- **Data block**

----------

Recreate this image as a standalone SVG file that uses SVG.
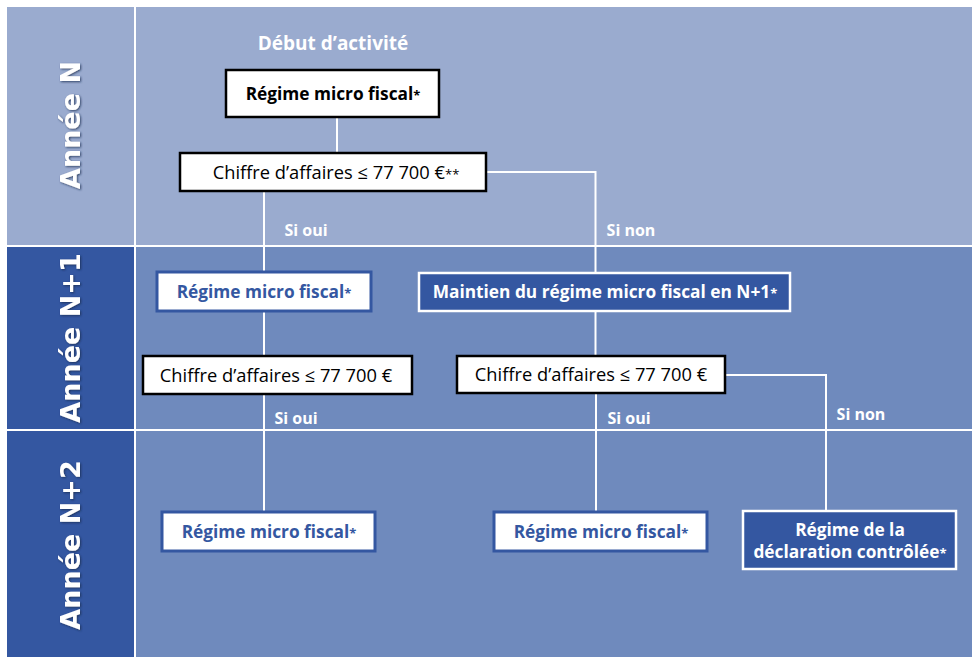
<svg xmlns="http://www.w3.org/2000/svg" width="974" height="657" viewBox="0 0 974 657">
<style>
.lbl{font-family:"Open Sans","Noto Sans",sans-serif;font-size:17.3px;text-anchor:middle}
.reg{font-size:18.3px}
.big{font-size:19px}
.b{font-weight:bold}
.w{fill:#ffffff}
.k{fill:#000000}
.bl{fill:#3457a1}
.side{font-family:"DejaVu Sans",sans-serif;font-weight:bold;font-size:27px;fill:#ffffff;text-anchor:middle}
.small{font-size:13px}
.sil{font-size:16px}
.boxK{fill:#ffffff;stroke:#000000;stroke-width:2.5}
.boxB{fill:#ffffff;stroke:#3457a1;stroke-width:3}
.boxD{fill:#3457a1;stroke:#ffffff;stroke-width:2.5}
.conn{fill:none;stroke:#ffffff;stroke-width:2}
.sep{stroke:#ffffff;stroke-width:2}
</style>
<defs>
<filter id="sh" x="-20%" y="-20%" width="140%" height="140%">
<feDropShadow dx="1" dy="1" stdDeviation="0.8" flood-color="#1a2a50" flood-opacity="0.8"/>
</filter>
</defs>
<rect width="974" height="657" fill="#ffffff"/>
<g id="bands">
<rect x="7" y="7" width="965" height="239" fill="#9aabcf"/>
<rect x="7" y="246" width="965" height="184" fill="#6f8abd"/>
<rect x="7" y="430" width="965" height="227" fill="#6f8abd"/>
<rect x="7" y="246" width="127" height="411" fill="#3457a1"/>
<line class="sep" x1="135" y1="7" x2="135" y2="657"/>
<line class="sep" x1="7" y1="246" x2="972" y2="246"/>
<line class="sep" x1="7" y1="430" x2="972" y2="430"/>
</g>
<g id="row-labels" filter="url(#sh)">
<text class="side" transform="translate(80,125) rotate(-90)">Année N</text>
<text class="side" transform="translate(80,338) rotate(-90)">Année N+1</text>
<text class="side" transform="translate(80,545) rotate(-90)">Année N+2</text>
</g>
<g id="connectors">
<line class="conn" x1="337" y1="117" x2="337" y2="153"/>
<line class="conn" x1="264" y1="191" x2="264" y2="272"/>
<polyline class="conn" points="486,172 595.5,172 595.5,273"/>
<line class="conn" x1="264" y1="311" x2="264" y2="356"/>
<line class="conn" x1="595.5" y1="311" x2="595.5" y2="356"/>
<line class="conn" x1="264" y1="394" x2="264" y2="512"/>
<line class="conn" x1="596" y1="393" x2="596" y2="512"/>
<polyline class="conn" points="725,375 826,375 826,511"/>
<text class="lbl b w sil" x="306" y="236">Si oui</text>
<text class="lbl b w sil" x="631" y="236">Si non</text>
<text class="lbl b w sil" x="296" y="424">Si oui</text>
<text class="lbl b w sil" x="629" y="424">Si oui</text>
<text class="lbl b w sil" x="861" y="420">Si non</text>
</g>
<g id="debut">
<text class="lbl b w big" x="333" y="50">Début d’activité</text>
</g>
<g id="n1">
<rect class="boxK" x="226" y="70" width="213" height="47"/>
<text class="lbl b k" x="333" y="100">Régime micro fiscal<tspan class="small">*</tspan></text>
</g>
<g id="n2">
<rect class="boxK" x="180" y="153" width="306" height="38"/>
<text class="lbl reg k" x="336" y="179">Chiffre d’affaires ≤ 77 700 €<tspan class="small">**</tspan></text>
</g>
<g id="n3">
<rect class="boxB" x="157" y="272" width="214" height="39"/>
<text class="lbl b bl" x="264" y="298">Régime micro fiscal<tspan class="small">*</tspan></text>
</g>
<g id="n4">
<rect class="boxD" x="419" y="273" width="371" height="38"/>
<text class="lbl b w" x="605" y="298">Maintien du régime micro fiscal en N+1<tspan class="small">*</tspan></text>
</g>
<g id="n5">
<rect class="boxK" x="143" y="356" width="269" height="38"/>
<text class="lbl reg k" x="276" y="382">Chiffre d’affaires ≤ 77 700 €</text>
</g>
<g id="n6">
<rect class="boxK" x="457" y="356" width="268" height="37"/>
<text class="lbl reg k" x="591" y="381">Chiffre d’affaires ≤ 77 700 €</text>
</g>
<g id="n7">
<rect class="boxB" x="162" y="512" width="213" height="39"/>
<text class="lbl b bl" x="269" y="538">Régime micro fiscal<tspan class="small">*</tspan></text>
</g>
<g id="n8">
<rect class="boxB" x="494" y="512" width="213" height="39"/>
<text class="lbl b bl" x="601" y="538">Régime micro fiscal<tspan class="small">*</tspan></text>
</g>
<g id="n9">
<rect class="boxD" x="743" y="511" width="213" height="58"/>
<text class="lbl b w" x="850" y="536">Régime de la</text>
<text class="lbl b w" x="850" y="558">déclaration contrôlée<tspan class="small">*</tspan></text>
</g>
</svg>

----------

Copy every line of the data word for word, omitting the images.

- **Solution to the exercise**
Recreate this image as a standalone SVG file that uses SVG.
<svg xmlns="http://www.w3.org/2000/svg" width="974" height="657" viewBox="0 0 974 657">
<style>
.lbl{font-family:"Open Sans","Noto Sans",sans-serif;font-size:17.3px;text-anchor:middle}
.reg{font-size:18.3px}
.big{font-size:19px}
.b{font-weight:bold}
.w{fill:#ffffff}
.k{fill:#000000}
.bl{fill:#3457a1}
.side{font-family:"DejaVu Sans",sans-serif;font-weight:bold;font-size:27px;fill:#ffffff;text-anchor:middle}
.small{font-size:13px}
.sil{font-size:16px}
.boxK{fill:#ffffff;stroke:#000000;stroke-width:2.5}
.boxB{fill:#ffffff;stroke:#3457a1;stroke-width:3}
.boxD{fill:#3457a1;stroke:#ffffff;stroke-width:2.5}
.conn{fill:none;stroke:#ffffff;stroke-width:2}
.sep{stroke:#ffffff;stroke-width:2}
</style>
<defs>
<filter id="sh" x="-20%" y="-20%" width="140%" height="140%">
<feDropShadow dx="1" dy="1" stdDeviation="0.8" flood-color="#1a2a50" flood-opacity="0.8"/>
</filter>
</defs>
<rect width="974" height="657" fill="#ffffff"/>
<g id="bands">
<rect x="7" y="7" width="965" height="239" fill="#9aabcf"/>
<rect x="7" y="246" width="965" height="184" fill="#6f8abd"/>
<rect x="7" y="430" width="965" height="227" fill="#6f8abd"/>
<rect x="7" y="246" width="127" height="411" fill="#3457a1"/>
<line class="sep" x1="135" y1="7" x2="135" y2="657"/>
<line class="sep" x1="7" y1="246" x2="972" y2="246"/>
<line class="sep" x1="7" y1="430" x2="972" y2="430"/>
</g>
<g id="row-labels" filter="url(#sh)">
<text class="side" transform="translate(80,125) rotate(-90)">Année N</text>
<text class="side" transform="translate(80,338) rotate(-90)">Année N+1</text>
<text class="side" transform="translate(80,545) rotate(-90)">Année N+2</text>
</g>
<g id="connectors">
<line class="conn" x1="337" y1="117" x2="337" y2="153"/>
<line class="conn" x1="264" y1="191" x2="264" y2="272"/>
<polyline class="conn" points="486,172 595.5,172 595.5,273"/>
<line class="conn" x1="264" y1="311" x2="264" y2="356"/>
<line class="conn" x1="595.5" y1="311" x2="595.5" y2="356"/>
<line class="conn" x1="264" y1="394" x2="264" y2="512"/>
<line class="conn" x1="596" y1="393" x2="596" y2="512"/>
<polyline class="conn" points="725,375 826,375 826,511"/>
<text class="lbl b w sil" x="306" y="236">Si oui</text>
<text class="lbl b w sil" x="631" y="236">Si non</text>
<text class="lbl b w sil" x="296" y="424">Si oui</text>
<text class="lbl b w sil" x="629" y="424">Si oui</text>
<text class="lbl b w sil" x="861" y="420">Si non</text>
</g>
<g id="debut">
<text class="lbl b w big" x="333" y="50">Début d’activité</text>
</g>
<g id="n1">
<rect class="boxK" x="226" y="70" width="213" height="47"/>
<text class="lbl b k" x="333" y="100">Régime micro fiscal<tspan class="small">*</tspan></text>
</g>
<g id="n2">
<rect class="boxK" x="180" y="153" width="306" height="38"/>
<text class="lbl reg k" x="336" y="179">Chiffre d’affaires ≤ 77 700 €<tspan class="small">**</tspan></text>
</g>
<g id="n3">
<rect class="boxB" x="157" y="272" width="214" height="39"/>
<text class="lbl b bl" x="264" y="298">Régime micro fiscal<tspan class="small">*</tspan></text>
</g>
<g id="n4">
<rect class="boxD" x="419" y="273" width="371" height="38"/>
<text class="lbl b w" x="605" y="298">Maintien du régime micro fiscal en N+1<tspan class="small">*</tspan></text>
</g>
<g id="n5">
<rect class="boxK" x="143" y="356" width="269" height="38"/>
<text class="lbl reg k" x="276" y="382">Chiffre d’affaires ≤ 77 700 €</text>
</g>
<g id="n6">
<rect class="boxK" x="457" y="356" width="268" height="37"/>
<text class="lbl reg k" x="591" y="381">Chiffre d’affaires ≤ 77 700 €</text>
</g>
<g id="n7">
<rect class="boxB" x="162" y="512" width="213" height="39"/>
<text class="lbl b bl" x="269" y="538">Régime micro fiscal<tspan class="small">*</tspan></text>
</g>
<g id="n8">
<rect class="boxB" x="494" y="512" width="213" height="39"/>
<text class="lbl b bl" x="601" y="538">Régime micro fiscal<tspan class="small">*</tspan></text>
</g>
<g id="n9">
<rect class="boxD" x="743" y="511" width="213" height="58"/>
<text class="lbl b w" x="850" y="536">Régime de la</text>
<text class="lbl b w" x="850" y="558">déclaration contrôlée<tspan class="small">*</tspan></text>
</g>
</svg>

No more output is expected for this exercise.